#### EXERCISE GOAL
Starting at the line that contains "Recreate this image" and stopping at the line that contains "(ms.north |- m);", return those lines exactly and nothing else. Both end lines count; pictures do not.

#### DATA PROVIDED
--*--

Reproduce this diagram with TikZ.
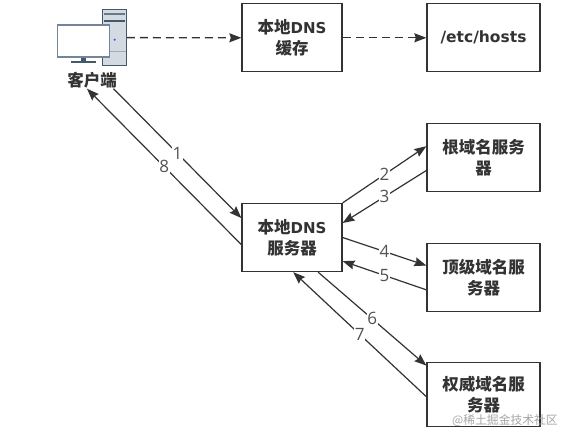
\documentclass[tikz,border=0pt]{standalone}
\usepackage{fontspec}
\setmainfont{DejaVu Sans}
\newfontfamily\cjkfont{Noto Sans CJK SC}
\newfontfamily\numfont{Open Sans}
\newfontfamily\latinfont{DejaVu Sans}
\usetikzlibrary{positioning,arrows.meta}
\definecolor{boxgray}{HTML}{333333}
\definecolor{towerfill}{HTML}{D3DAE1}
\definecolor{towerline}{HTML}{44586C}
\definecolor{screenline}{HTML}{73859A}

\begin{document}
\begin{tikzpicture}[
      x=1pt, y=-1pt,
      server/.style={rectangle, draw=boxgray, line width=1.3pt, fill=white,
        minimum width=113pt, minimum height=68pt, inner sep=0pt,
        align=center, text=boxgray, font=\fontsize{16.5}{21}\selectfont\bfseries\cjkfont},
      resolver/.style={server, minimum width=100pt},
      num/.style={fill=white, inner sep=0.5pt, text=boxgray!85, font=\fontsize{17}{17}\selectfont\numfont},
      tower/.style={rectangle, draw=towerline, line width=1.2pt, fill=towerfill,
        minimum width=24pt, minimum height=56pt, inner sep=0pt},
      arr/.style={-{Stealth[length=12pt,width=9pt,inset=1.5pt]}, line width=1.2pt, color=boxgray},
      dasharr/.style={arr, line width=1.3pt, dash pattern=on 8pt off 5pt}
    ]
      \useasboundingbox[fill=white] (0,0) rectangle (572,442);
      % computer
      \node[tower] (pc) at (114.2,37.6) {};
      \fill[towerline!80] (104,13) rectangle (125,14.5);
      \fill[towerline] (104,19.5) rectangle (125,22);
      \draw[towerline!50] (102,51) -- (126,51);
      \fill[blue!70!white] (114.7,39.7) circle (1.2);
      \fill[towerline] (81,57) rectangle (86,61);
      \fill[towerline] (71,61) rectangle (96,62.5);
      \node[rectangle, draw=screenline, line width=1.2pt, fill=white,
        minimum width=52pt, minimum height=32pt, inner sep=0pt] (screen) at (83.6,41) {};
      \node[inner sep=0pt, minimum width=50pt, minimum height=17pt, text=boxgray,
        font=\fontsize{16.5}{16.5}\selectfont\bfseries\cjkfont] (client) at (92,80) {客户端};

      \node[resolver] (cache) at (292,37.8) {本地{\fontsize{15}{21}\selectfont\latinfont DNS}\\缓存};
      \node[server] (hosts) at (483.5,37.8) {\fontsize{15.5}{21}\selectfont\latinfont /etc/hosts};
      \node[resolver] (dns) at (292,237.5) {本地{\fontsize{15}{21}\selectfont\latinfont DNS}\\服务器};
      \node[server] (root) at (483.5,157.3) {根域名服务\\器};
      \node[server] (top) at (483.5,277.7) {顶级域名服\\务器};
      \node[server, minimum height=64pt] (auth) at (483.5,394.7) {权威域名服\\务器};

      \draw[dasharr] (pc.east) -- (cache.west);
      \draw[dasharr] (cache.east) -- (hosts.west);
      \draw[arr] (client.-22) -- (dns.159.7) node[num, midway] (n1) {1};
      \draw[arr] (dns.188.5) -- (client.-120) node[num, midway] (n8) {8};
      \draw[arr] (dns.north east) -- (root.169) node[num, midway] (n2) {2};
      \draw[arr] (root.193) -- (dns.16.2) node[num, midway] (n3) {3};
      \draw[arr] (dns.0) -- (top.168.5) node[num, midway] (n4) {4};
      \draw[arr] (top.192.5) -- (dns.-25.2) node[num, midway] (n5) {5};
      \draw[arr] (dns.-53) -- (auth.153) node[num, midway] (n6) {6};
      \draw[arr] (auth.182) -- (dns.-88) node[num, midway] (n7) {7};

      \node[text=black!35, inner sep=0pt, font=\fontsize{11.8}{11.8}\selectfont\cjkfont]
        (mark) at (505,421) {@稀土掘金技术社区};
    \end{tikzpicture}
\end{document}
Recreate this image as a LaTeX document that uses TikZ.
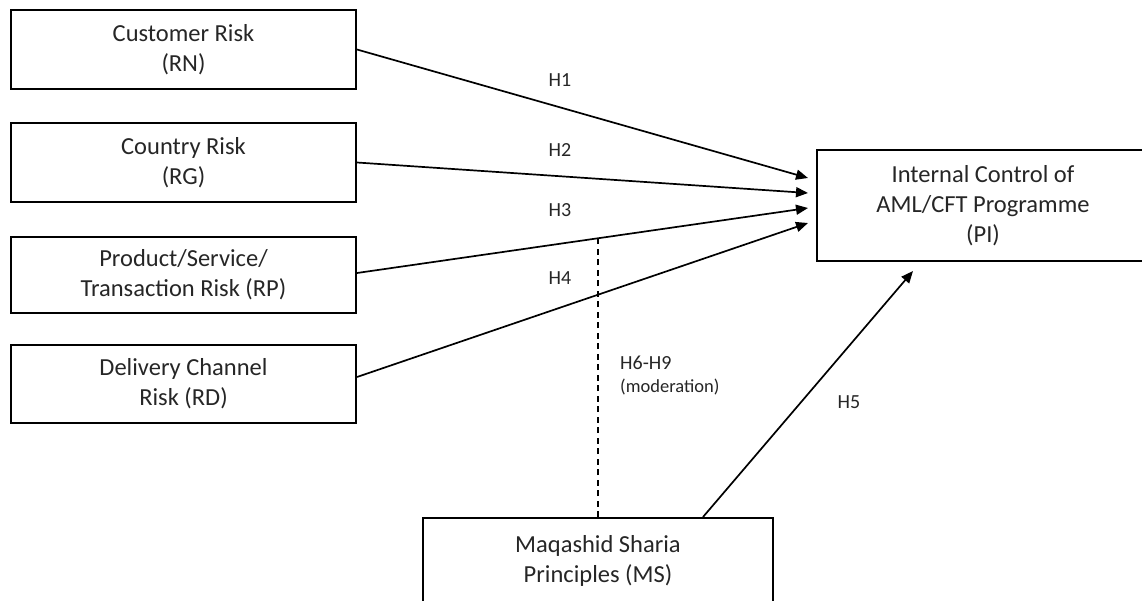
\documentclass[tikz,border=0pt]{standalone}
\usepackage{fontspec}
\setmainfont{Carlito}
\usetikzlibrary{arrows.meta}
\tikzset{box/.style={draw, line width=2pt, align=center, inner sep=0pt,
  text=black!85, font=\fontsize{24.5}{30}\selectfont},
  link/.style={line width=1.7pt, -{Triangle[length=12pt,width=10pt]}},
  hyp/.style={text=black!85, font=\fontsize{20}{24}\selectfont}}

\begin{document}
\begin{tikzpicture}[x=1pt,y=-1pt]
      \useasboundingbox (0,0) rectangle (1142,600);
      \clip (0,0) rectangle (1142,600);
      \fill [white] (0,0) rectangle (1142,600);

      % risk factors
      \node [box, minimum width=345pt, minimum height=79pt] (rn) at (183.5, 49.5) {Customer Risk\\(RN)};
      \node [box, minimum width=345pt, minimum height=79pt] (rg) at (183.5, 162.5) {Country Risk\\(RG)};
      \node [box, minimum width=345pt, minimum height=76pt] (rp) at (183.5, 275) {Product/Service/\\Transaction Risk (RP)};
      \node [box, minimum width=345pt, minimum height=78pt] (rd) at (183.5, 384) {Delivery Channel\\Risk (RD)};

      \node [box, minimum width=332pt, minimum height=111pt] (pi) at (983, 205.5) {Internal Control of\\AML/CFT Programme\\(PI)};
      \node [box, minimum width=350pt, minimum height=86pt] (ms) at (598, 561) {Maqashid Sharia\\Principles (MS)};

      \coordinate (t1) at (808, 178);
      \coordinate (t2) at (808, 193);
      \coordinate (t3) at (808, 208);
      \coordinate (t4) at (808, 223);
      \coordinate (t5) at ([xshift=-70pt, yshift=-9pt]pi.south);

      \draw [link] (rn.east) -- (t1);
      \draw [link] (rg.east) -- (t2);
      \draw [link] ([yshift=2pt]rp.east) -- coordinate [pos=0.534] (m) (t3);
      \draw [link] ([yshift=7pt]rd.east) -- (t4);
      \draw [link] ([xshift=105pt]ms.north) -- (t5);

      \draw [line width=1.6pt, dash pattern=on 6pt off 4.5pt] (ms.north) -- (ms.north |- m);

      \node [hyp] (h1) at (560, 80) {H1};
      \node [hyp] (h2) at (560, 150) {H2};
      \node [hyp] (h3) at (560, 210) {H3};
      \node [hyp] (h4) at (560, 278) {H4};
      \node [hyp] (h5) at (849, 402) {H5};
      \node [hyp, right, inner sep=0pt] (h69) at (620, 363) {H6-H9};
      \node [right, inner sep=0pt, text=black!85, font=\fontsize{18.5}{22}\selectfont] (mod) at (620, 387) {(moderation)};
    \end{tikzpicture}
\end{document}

--*--

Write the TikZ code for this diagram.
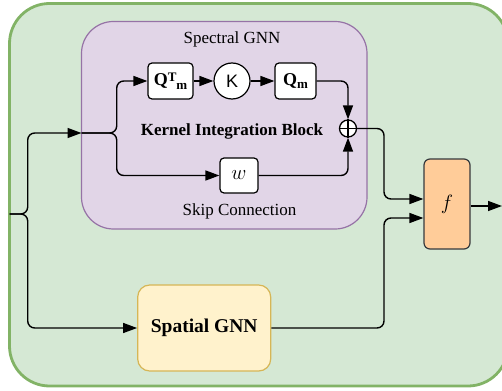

--*--

#### FULL ANSWER
Recreate this image as a LaTeX document that uses TikZ.
\documentclass[tikz,border=0pt]{standalone}
\usepackage{fontspec}
\setmainfont{Carlito}
\usetikzlibrary{arrows.meta}
\tikzset{box/.style={draw, line width=2pt, align=center, inner sep=0pt,
  text=black!85, font=\fontsize{24.5}{30}\selectfont},
  link/.style={line width=1.7pt, -{Triangle[length=12pt,width=10pt]}},
  hyp/.style={text=black!85, font=\fontsize{20}{24}\selectfont}}

\begin{document}
\begin{tikzpicture}[x=1pt,y=-1pt]
      \useasboundingbox (0,0) rectangle (1142,600);
      \clip (0,0) rectangle (1142,600);
      \fill [white] (0,0) rectangle (1142,600);

      % risk factors
      \node [box, minimum width=345pt, minimum height=79pt] (rn) at (183.5, 49.5) {Customer Risk\\(RN)};
      \node [box, minimum width=345pt, minimum height=79pt] (rg) at (183.5, 162.5) {Country Risk\\(RG)};
      \node [box, minimum width=345pt, minimum height=76pt] (rp) at (183.5, 275) {Product/Service/\\Transaction Risk (RP)};
      \node [box, minimum width=345pt, minimum height=78pt] (rd) at (183.5, 384) {Delivery Channel\\Risk (RD)};

      \node [box, minimum width=332pt, minimum height=111pt] (pi) at (983, 205.5) {Internal Control of\\AML/CFT Programme\\(PI)};
      \node [box, minimum width=350pt, minimum height=86pt] (ms) at (598, 561) {Maqashid Sharia\\Principles (MS)};

      \coordinate (t1) at (808, 178);
      \coordinate (t2) at (808, 193);
      \coordinate (t3) at (808, 208);
      \coordinate (t4) at (808, 223);
      \coordinate (t5) at ([xshift=-70pt, yshift=-9pt]pi.south);

      \draw [link] (rn.east) -- (t1);
      \draw [link] (rg.east) -- (t2);
      \draw [link] ([yshift=2pt]rp.east) -- coordinate [pos=0.534] (m) (t3);
      \draw [link] ([yshift=7pt]rd.east) -- (t4);
      \draw [link] ([xshift=105pt]ms.north) -- (t5);

      \draw [line width=1.6pt, dash pattern=on 6pt off 4.5pt] (ms.north) -- (ms.north |- m);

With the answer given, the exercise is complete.